Pierwszym, który wyniósł ród Sanguszków ponad średniozamożną szlachtę, był Roman (1537–71), który odznaczył się podczas wojny z Moskwą w latach 1568–70, w szczególności w bitwie pod Czaśnikami oraz zdobywając szturmem twierdzę Ułłę. Sukces wojenny w połączeniu z małżeństwem z córką hetmana Hrehorego Chodkiewicza zapewniły mu dostęp do godności hetmana polnego litewskiego oraz wojewody bracławskiego. W XVII w. Sanguszkowie spowinowacili się z Radziwiłłami oraz Sapiehami. Mimo to członkowie rodu nie zrobili spektakularnych karier państwowych (sprawowali m.in. urząd starostów suraskich). Dopiero Paweł Karol Sanguszko (1682–1750) osiągnął najwyższe godności, jako podskarbi, marszałek nadworny, a wreszcie marszałek wielki litewski. W karierze bez wątpienia pomógł mu ślub z Marianną Lubomirską, jedyną spadkobierczynią ogromnego majątku swojego rodu. Marianna wniosła do małżeństwa ordynację ostrogską, jeden z największych kluczy dóbr w ówczesnej Rzeczpospolitej (ok. 17 miast i 537 wsi).

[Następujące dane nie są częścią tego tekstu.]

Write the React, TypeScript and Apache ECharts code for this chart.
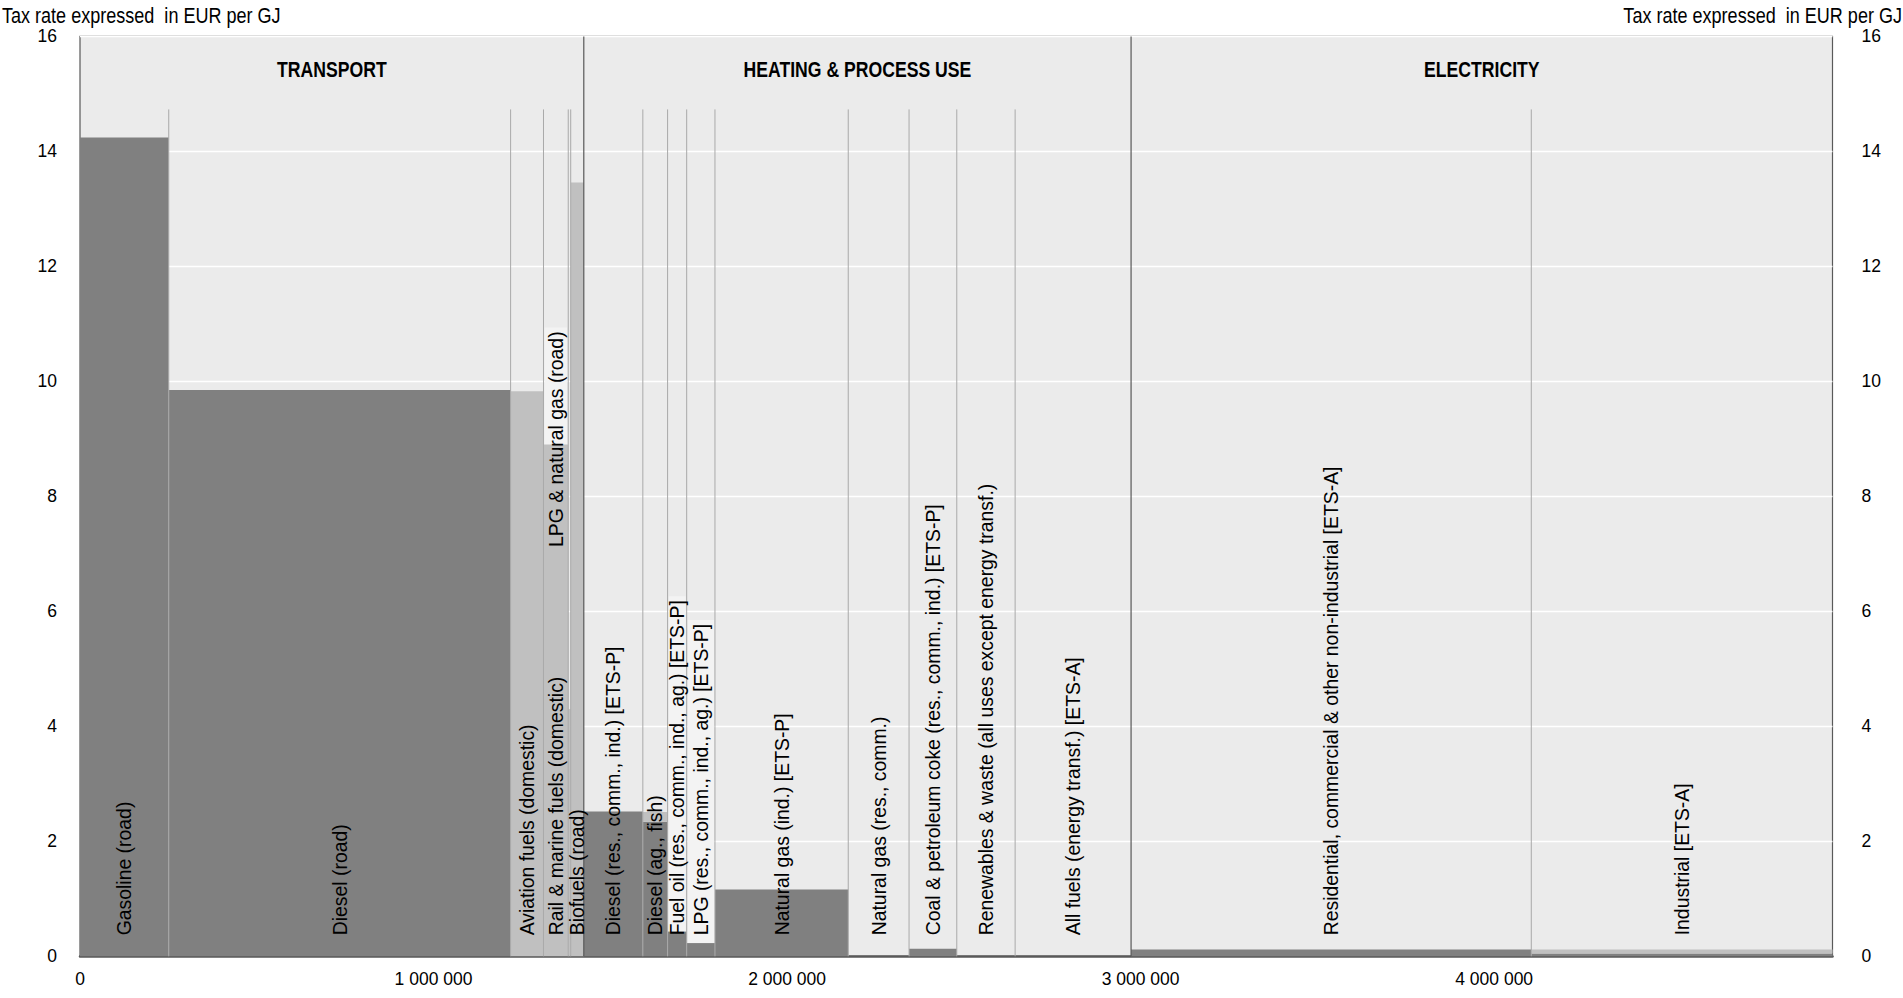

Trzecią żoną Pawła Karola, a zarazem niezwykłą osobistością była Barbara Sanguszkowa. Po rychłej śmierci męża zarządzała ona rodzinnym majątkiem, brała udział w sejmach i trybunałach. Zasłynęła również jako organizatorka życia intelektualno-artystycznego, prowadząc w Warszawie oświeceniowy salon.